+++ DATASET CONTENT
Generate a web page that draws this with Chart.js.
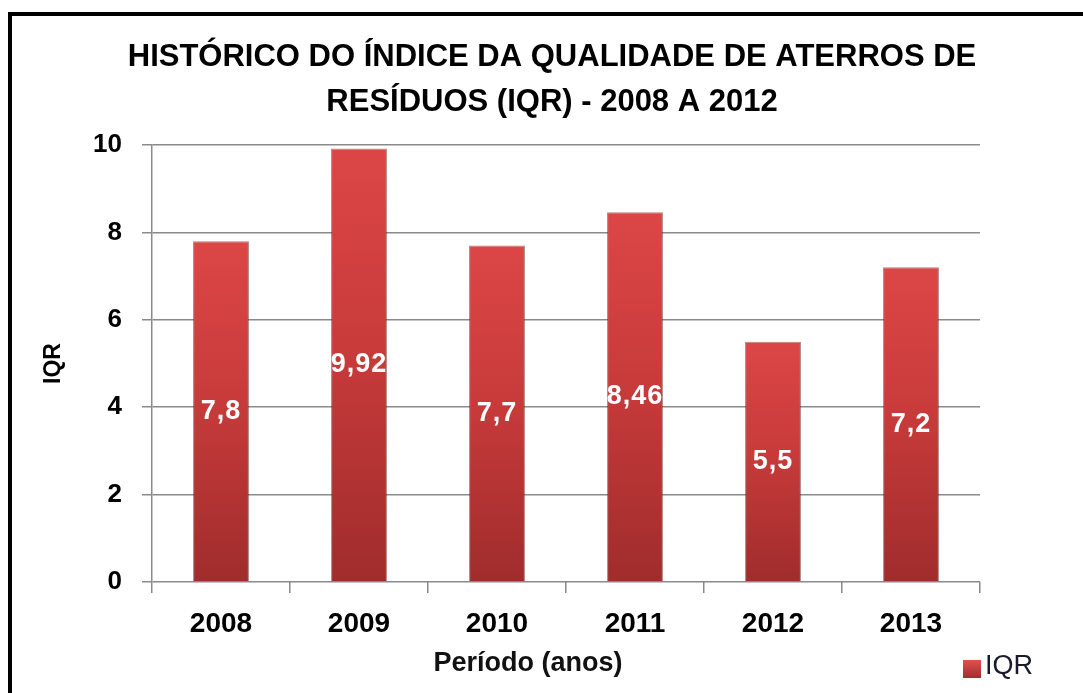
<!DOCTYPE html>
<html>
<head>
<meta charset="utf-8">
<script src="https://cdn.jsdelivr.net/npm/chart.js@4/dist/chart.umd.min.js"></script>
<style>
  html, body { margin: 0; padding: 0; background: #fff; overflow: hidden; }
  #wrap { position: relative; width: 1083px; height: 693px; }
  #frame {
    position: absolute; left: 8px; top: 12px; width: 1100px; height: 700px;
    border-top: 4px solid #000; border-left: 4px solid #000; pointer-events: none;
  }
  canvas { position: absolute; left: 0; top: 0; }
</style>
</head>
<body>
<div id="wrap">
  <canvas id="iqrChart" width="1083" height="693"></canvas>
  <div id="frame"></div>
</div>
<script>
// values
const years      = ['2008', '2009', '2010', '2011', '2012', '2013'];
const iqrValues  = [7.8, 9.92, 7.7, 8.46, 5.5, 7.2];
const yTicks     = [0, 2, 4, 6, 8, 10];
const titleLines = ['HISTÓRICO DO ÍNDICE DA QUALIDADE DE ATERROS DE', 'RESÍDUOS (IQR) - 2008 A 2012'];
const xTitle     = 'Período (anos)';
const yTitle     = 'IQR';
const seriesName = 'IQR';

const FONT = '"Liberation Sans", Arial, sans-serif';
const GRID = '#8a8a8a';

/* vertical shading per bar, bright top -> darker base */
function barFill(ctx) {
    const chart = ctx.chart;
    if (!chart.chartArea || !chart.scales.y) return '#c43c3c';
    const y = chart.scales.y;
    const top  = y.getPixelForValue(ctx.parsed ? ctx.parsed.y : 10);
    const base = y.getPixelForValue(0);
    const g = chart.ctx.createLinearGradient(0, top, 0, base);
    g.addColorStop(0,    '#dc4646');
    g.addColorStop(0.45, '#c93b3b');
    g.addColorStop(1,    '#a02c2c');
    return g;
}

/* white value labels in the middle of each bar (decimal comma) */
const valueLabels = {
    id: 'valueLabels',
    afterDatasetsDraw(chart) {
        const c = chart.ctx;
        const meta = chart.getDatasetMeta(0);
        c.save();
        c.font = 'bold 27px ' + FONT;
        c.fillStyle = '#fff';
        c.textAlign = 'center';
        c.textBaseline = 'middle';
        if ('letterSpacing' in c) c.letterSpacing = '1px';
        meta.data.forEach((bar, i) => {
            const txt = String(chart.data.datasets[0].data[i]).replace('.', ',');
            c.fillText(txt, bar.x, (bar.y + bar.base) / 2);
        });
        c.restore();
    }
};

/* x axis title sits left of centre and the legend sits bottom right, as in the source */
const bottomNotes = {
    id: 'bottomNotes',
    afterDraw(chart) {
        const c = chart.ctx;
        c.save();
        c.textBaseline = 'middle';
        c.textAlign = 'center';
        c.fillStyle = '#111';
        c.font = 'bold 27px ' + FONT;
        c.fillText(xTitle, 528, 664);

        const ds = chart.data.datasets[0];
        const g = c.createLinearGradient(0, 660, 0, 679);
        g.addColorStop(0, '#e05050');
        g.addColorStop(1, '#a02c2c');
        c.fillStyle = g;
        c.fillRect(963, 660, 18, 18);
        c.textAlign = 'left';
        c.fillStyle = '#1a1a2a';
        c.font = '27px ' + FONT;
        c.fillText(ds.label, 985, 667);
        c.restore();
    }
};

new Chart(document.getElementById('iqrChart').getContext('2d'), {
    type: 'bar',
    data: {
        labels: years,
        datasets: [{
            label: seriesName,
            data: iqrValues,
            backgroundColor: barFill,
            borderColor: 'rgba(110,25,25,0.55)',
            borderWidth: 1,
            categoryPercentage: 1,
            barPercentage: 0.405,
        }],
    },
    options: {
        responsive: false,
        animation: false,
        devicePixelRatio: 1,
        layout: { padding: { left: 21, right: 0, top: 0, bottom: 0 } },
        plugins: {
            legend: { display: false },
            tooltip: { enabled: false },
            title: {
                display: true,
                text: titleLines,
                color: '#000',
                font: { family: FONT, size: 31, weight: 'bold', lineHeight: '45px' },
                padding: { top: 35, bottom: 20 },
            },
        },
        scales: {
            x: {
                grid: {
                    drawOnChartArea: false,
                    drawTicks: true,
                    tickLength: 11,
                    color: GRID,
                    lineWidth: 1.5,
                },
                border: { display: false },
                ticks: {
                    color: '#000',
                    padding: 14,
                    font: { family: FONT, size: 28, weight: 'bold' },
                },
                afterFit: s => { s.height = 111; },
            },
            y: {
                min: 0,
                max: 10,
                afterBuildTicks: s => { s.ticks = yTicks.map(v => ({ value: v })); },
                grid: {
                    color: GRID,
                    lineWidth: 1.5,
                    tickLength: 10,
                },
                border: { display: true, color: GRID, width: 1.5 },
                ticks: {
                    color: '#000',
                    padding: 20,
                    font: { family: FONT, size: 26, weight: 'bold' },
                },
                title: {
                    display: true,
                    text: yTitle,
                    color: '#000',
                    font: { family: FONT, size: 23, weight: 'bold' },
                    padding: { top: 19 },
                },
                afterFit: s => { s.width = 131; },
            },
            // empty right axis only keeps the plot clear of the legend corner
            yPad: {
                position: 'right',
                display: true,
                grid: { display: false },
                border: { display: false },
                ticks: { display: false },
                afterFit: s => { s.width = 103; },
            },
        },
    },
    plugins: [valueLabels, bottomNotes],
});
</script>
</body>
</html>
++++++
* **WHAT TO PRODUCE**: Reproduce all of the material exactly, apart from the pictures.

* **TASK ANSWER**:
Generate a web page that draws this with Chart.js.
<!DOCTYPE html>
<html>
<head>
<meta charset="utf-8">
<script src="https://cdn.jsdelivr.net/npm/chart.js@4/dist/chart.umd.min.js"></script>
<style>
  html, body { margin: 0; padding: 0; background: #fff; overflow: hidden; }
  #wrap { position: relative; width: 1083px; height: 693px; }
  #frame {
    position: absolute; left: 8px; top: 12px; width: 1100px; height: 700px;
    border-top: 4px solid #000; border-left: 4px solid #000; pointer-events: none;
  }
  canvas { position: absolute; left: 0; top: 0; }
</style>
</head>
<body>
<div id="wrap">
  <canvas id="iqrChart" width="1083" height="693"></canvas>
  <div id="frame"></div>
</div>
<script>
// values
const years      = ['2008', '2009', '2010', '2011', '2012', '2013'];
const iqrValues  = [7.8, 9.92, 7.7, 8.46, 5.5, 7.2];
const yTicks     = [0, 2, 4, 6, 8, 10];
const titleLines = ['HISTÓRICO DO ÍNDICE DA QUALIDADE DE ATERROS DE', 'RESÍDUOS (IQR) - 2008 A 2012'];
const xTitle     = 'Período (anos)';
const yTitle     = 'IQR';
const seriesName = 'IQR';

const FONT = '"Liberation Sans", Arial, sans-serif';
const GRID = '#8a8a8a';

/* vertical shading per bar, bright top -> darker base */
function barFill(ctx) {
    const chart = ctx.chart;
    if (!chart.chartArea || !chart.scales.y) return '#c43c3c';
    const y = chart.scales.y;
    const top  = y.getPixelForValue(ctx.parsed ? ctx.parsed.y : 10);
    const base = y.getPixelForValue(0);
    const g = chart.ctx.createLinearGradient(0, top, 0, base);
    g.addColorStop(0,    '#dc4646');
    g.addColorStop(0.45, '#c93b3b');
    g.addColorStop(1,    '#a02c2c');
    return g;
}

/* white value labels in the middle of each bar (decimal comma) */
const valueLabels = {
    id: 'valueLabels',
    afterDatasetsDraw(chart) {
        const c = chart.ctx;
        const meta = chart.getDatasetMeta(0);
        c.save();
        c.font = 'bold 27px ' + FONT;
        c.fillStyle = '#fff';
        c.textAlign = 'center';
        c.textBaseline = 'middle';
        if ('letterSpacing' in c) c.letterSpacing = '1px';
        meta.data.forEach((bar, i) => {
            const txt = String(chart.data.datasets[0].data[i]).replace('.', ',');
            c.fillText(txt, bar.x, (bar.y + bar.base) / 2);
        });
        c.restore();
    }
};

/* x axis title sits left of centre and the legend sits bottom right, as in the source */
const bottomNotes = {
    id: 'bottomNotes',
    afterDraw(chart) {
        const c = chart.ctx;
        c.save();
        c.textBaseline = 'middle';
        c.textAlign = 'center';
        c.fillStyle = '#111';
        c.font = 'bold 27px ' + FONT;
        c.fillText(xTitle, 528, 664);

        const ds = chart.data.datasets[0];
        const g = c.createLinearGradient(0, 660, 0, 679);
        g.addColorStop(0, '#e05050');
        g.addColorStop(1, '#a02c2c');
        c.fillStyle = g;
        c.fillRect(963, 660, 18, 18);
        c.textAlign = 'left';
        c.fillStyle = '#1a1a2a';
        c.font = '27px ' + FONT;
        c.fillText(ds.label, 985, 667);
        c.restore();
    }
};

new Chart(document.getElementById('iqrChart').getContext('2d'), {
    type: 'bar',
    data: {
        labels: years,
        datasets: [{
            label: seriesName,
            data: iqrValues,
            backgroundColor: barFill,
            borderColor: 'rgba(110,25,25,0.55)',
            borderWidth: 1,
            categoryPercentage: 1,
            barPercentage: 0.405,
        }],
    },
    options: {
        responsive: false,
        animation: false,
        devicePixelRatio: 1,
        layout: { padding: { left: 21, right: 0, top: 0, bottom: 0 } },
        plugins: {
            legend: { display: false },
            tooltip: { enabled: false },
            title: {
                display: true,
                text: titleLines,
                color: '#000',
                font: { family: FONT, size: 31, weight: 'bold', lineHeight: '45px' },
                padding: { top: 35, bottom: 20 },
            },
        },
        scales: {
            x: {
                grid: {
                    drawOnChartArea: false,
                    drawTicks: true,
                    tickLength: 11,
                    color: GRID,
                    lineWidth: 1.5,
                },
                border: { display: false },
                ticks: {
                    color: '#000',
                    padding: 14,
                    font: { family: FONT, size: 28, weight: 'bold' },
                },
                afterFit: s => { s.height = 111; },
            },
            y: {
                min: 0,
                max: 10,
                afterBuildTicks: s => { s.ticks = yTicks.map(v => ({ value: v })); },
                grid: {
                    color: GRID,
                    lineWidth: 1.5,
                    tickLength: 10,
                },
                border: { display: true, color: GRID, width: 1.5 },
                ticks: {
                    color: '#000',
                    padding: 20,
                    font: { family: FONT, size: 26, weight: 'bold' },
                },
                title: {
                    display: true,
                    text: yTitle,
                    color: '#000',
                    font: { family: FONT, size: 23, weight: 'bold' },
                    padding: { top: 19 },
                },
                afterFit: s => { s.width = 131; },
            },
            // empty right axis only keeps the plot clear of the legend corner
            yPad: {
                position: 'right',
                display: true,
                grid: { display: false },
                border: { display: false },
                ticks: { display: false },
                afterFit: s => { s.width = 103; },
            },
        },
    },
    plugins: [valueLabels, bottomNotes],
});
</script>
</body>
</html>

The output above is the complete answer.